If memory serves correctly, Mark Cuban was one of the people made a bit uneasy by the Donald Sterling auto-da-fe, wondering where the crusade against impure thoughts would end.  Well, now he knows it doesn’t end with him.  Reuters reports:

Outspoken Dallas Mavericks owner Mark Cuban fended off social media criticism on Thursday for his “bigoted” response when asked at a business conference to address the controversy over banned Los Angeles Clippers owner Donald Sterling.

Overcoming bigotry requires acknowledging internal prejudices, Cuban said in a video-recorded interview shown on Wednesday at the GrowCo convention hosted by Inc magazine.

“If I see a black kid in a hoodie and it’s late at night, I’m walking to the other side of the street. And if on that side of the street, there’s a guy that has tattoos all over his face – white guy, bald head, tattoos everywhere – I’m walking back to the other side of the street,” he said in the interview that was posted on the Internet.

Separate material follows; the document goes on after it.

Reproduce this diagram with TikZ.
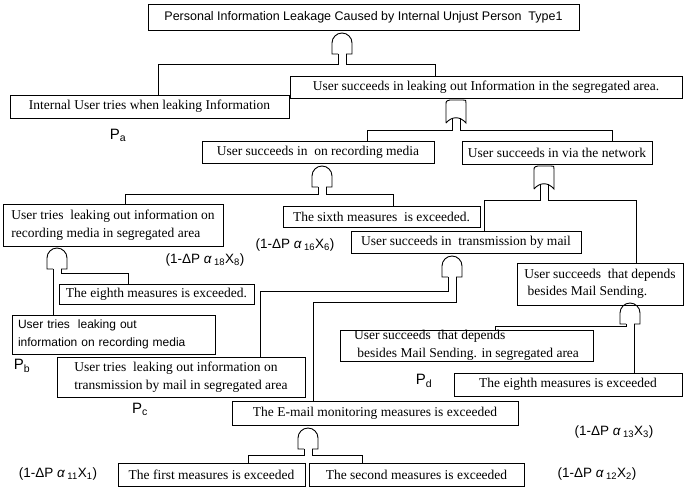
\documentclass[tikz,border=0pt]{standalone}
\usepackage{fontspec}
\setmainfont{Liberation Serif}
\setsansfont{Liberation Sans}
\usepackage{tikz}

% AND gate: name, centre x, top y
\newcommand{\andgate}[3]{%
  \draw[wire] (#2-4,#3+21) -- (#2-10,#3+21) -- (#2-10,#3+10)
    .. controls (#2-10,#3+4.5) and (#2-5.5,#3) .. (#2,#3)
    .. controls (#2+5.5,#3) and (#2+10,#3+4.5) .. (#2+10,#3+10)
    -- (#2+10,#3+21) -- (#2+4,#3+21);
  \coordinate (#1l) at (#2-4,#3+21);
  \coordinate (#1r) at (#2+4,#3+21);
}
% OR gate: name, centre x, top y
\newcommand{\orgate}[3]{%
  \draw[wire] (#2-10,#3+23) -- (#2-10,#3+5)
    .. controls (#2-10,#3+1) .. (#2-6,#3) -- (#2+7,#3)
    .. controls (#2+10,#3) .. (#2+10,#3+3) -- (#2+10,#3+23)
    .. controls (#2+4,#3+16) and (#2-4,#3+16) .. (#2-10,#3+23);
  \coordinate (#1l) at (#2-4,#3+18);
  \coordinate (#1r) at (#2+4,#3+18);
}

\tikzset{
  wire/.style={line width=0.9pt},
  ev/.style={draw, line width=0.9pt, inner sep=0pt, align=left, font=\fontsize{13.5}{17.5}\selectfont},
  evsans/.style={ev, inner xsep=6pt, font=\sffamily\fontsize{12}{18}\selectfont},
  prob/.style={font=\sffamily\fontsize{13.5}{13.5}\selectfont},
  plab/.style={font=\sffamily\fontsize{15}{15}\selectfont},
}

\begin{document}
\begin{tikzpicture}[x=1pt,y=-1pt]
\useasboundingbox (0,0) rectangle (686,488);

% events
\node[ev, font=\sffamily\fontsize{12.5}{12.5}\selectfont, minimum width=431pt, minimum height=26pt] (top) at (363.5,17)
  {Personal Information Leakage Caused by Internal Unjust Person\ \ Type1};
\node[ev, minimum width=279pt, minimum height=23pt] (a) at (149.5,106.5) {Internal User tries when leaking Information};
\node[ev, minimum width=392pt, minimum height=22pt] (b) at (486,87) {User succeeds in leaking out Information in the segregated area.};
\node[ev, minimum width=232pt, minimum height=22pt] (c) at (318,152) {User succeeds in\ \ on recording media};
\node[ev, minimum width=190pt, minimum height=23pt] (d) at (557,152.5) {User succeeds in via the network};
\node[ev, minimum width=220pt, minimum height=42pt] (e) at (113,225)
  {User tries\ \ leaking out information on\\recording media in segregated area};
\node[ev, minimum width=197pt, minimum height=21pt] (f) at (381.5,216.5) {The sixth measures\ \ is exceeded.};
\node[ev, minimum width=230pt, minimum height=22pt] (g) at (466,242) {User succeeds in\ \ transmission by mail};
\node[ev, minimum width=166pt, minimum height=42pt] (h) at (600,284)
  {User succeeds\ \ that depends\\\ besides Mail Sending.};
\node[ev, minimum width=195pt, minimum height=20pt] (j) at (156.5,294) {The eighth measures is exceeded.};
\node[evsans, text width=191pt, minimum height=39pt] (i) at (113.5,334.5)
  {User tries\ \ leaking out\\information on recording media};
\node[ev, minimum width=253pt, minimum height=31pt] (m) at (466.5,345.5)
  {User succeeds\ \ that depends\\\ besides Mail Sending. in segregated area};
\node[ev, minimum width=248pt, minimum height=40pt] (k) at (181,377)
  {User tries\ \ leaking out information on\\transmission by mail in segregated area};
\node[ev, minimum width=228pt, minimum height=23pt] (n) at (568,384.5) {The eighth measures is exceeded};
\node[ev, minimum width=286pt, minimum height=24pt] (l) at (375,413) {The E-mail monitoring measures is exceeded};
\node[ev, minimum width=187pt, minimum height=23pt] (o) at (211.5,474.5) {The first measures is exceeded};
\node[ev, minimum width=215pt, minimum height=23pt] (p) at (416.5,474.5) {The second measures is exceeded};

% gates
\andgate{g1}{342}{33}
\orgate{g2}{456}{100}
\andgate{g3}{322}{166}
\orgate{g4}{544}{166}
\andgate{g5}{57}{248}
\andgate{g6}{452}{256}
\andgate{g7}{630}{303}
\andgate{g8}{308}{428}

% bends
\coordinate (b1a) at (158,64);  \coordinate (b1b) at (435,64);
\coordinate (b2c) at (367,130); \coordinate (b2d) at (612,130);
\coordinate (b3e) at (125,194); \coordinate (b3f) at (393,194);
\coordinate (b4g) at (484,200); \coordinate (b4h) at (636,200);
\coordinate (b5j) at (128,273);
\coordinate (b6k) at (260,291); \coordinate (b6l) at (313,302);
\coordinate (b7m) at (495,326);
\coordinate (b8o) at (248,455); \coordinate (b8p) at (362,455);

% connectors
\draw[wire] (g1l) |- (b1a) -- (b1a |- a.north);
\draw[wire] (g1r) |- (b1b) -- (b1b |- b.north);
\draw[wire] (g2l) |- (b2c) -- (b2c |- c.north);
\draw[wire] (g2r) |- (b2d) -- (b2d |- d.north);
\draw[wire] (g3l) |- (b3e) -- (b3e |- e.north);
\draw[wire] (g3r) |- (b3f) -- (b3f |- f.north);
\draw[wire] (g4l) |- (b4g) -- (b4g |- g.north);
\draw[wire] (g4r) |- (b4h) -- (b4h |- h.north);
\draw[wire] (g5l) -- (g5l |- i.north);
\draw[wire] (g5r) |- (b5j) -- (b5j |- j.north);
\draw[wire] (g6l) |- (b6k) -- (b6k |- k.north);
\draw[wire] (g6r) |- (b6l) -- (b6l |- l.north);
\draw[wire] (g7l) |- (b7m) -- (b7m |- m.north);
\draw[wire] (g7r) -- (g7r |- n.north);
\draw[wire] (g8l) |- (b8o) -- (b8o |- o.north);
\draw[wire] (g8r) |- (b8p) -- (b8p |- p.north);

% probabilities
\node[plab] (pa) at (118,135) {P\textsubscript{a}};
\node[plab] (pb) at (22,366) {P\textsubscript{b}};
\node[plab] (pc) at (140,409) {P\textsubscript{c}};
\node[plab] (pd) at (424,381) {P\textsubscript{d}};
\node[prob] (x6) at (295,245) {(1-ΔP \textit{α}\,\textsubscript{16}X\textsubscript{6})};
\node[prob] (x8) at (205,260) {(1-ΔP \textit{α}\,\textsubscript{18}X\textsubscript{8})};
\node[prob] (x3) at (614,432) {(1-ΔP \textit{α}\,\textsubscript{13}X\textsubscript{3})};
\node[prob] (x1) at (58,474) {(1-ΔP \textit{α}\,\textsubscript{11}X\textsubscript{1})};
\node[prob] (x2) at (597,474) {(1-ΔP \textit{α}\,\textsubscript{12}X\textsubscript{2})};
\end{tikzpicture}
\end{document}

Alas, Cuban forgot that the hoodie has been transformed into an icon of political religion:

Critics said his “hoodie” reference recalled the 2012 shooting of unarmed, black Florida teenager Trayvon Martin, who was wearing a hooded sweatshirt when he was fatally wounded in a struggle with a man who said he feared for his life.Cuban defended his views on Twitter, saying that his quotes were not meant to advocate racism.

“The point was that before we can help others deal w racism we have to be honest about ourselves,” Cuban wrote in a tweet.

Anyone who thinks anything Cuban said has the slightest connection to Trayvon Martin is deranged.  But that’s the point of these thoughtcrime crusades: littering our public discourse with landmines, making us afraid to speak or think in ways the political collective disapproves of.  We’re not allowed to talk about the ominous appearance of young people wearing hoodies late at night any more?  Is it illegal to cross the street to avoid them, or merely illegal to talk about it?

I presume Cuban thought tossing in a tattooed white skinhead as another reason for crossing the street would insulate him from racism charges.  Guess again!  Common sense went out the window long ago; now it’s clear the Speech Police cannot even be held at bay with ritual genuflection to their neurotic obsessions.

Some years ago, Jesse Jackson made essentially the same observation as Cuban, saying it pained him to “walk down the street and hear footsteps and start thinking about robbery, then look around and see somebody white and feel relieved.”  Is he still allowed to say things like that?  If not, how does anyone imagine that a society terrorized out of discussing difficult topics is ever going to improve?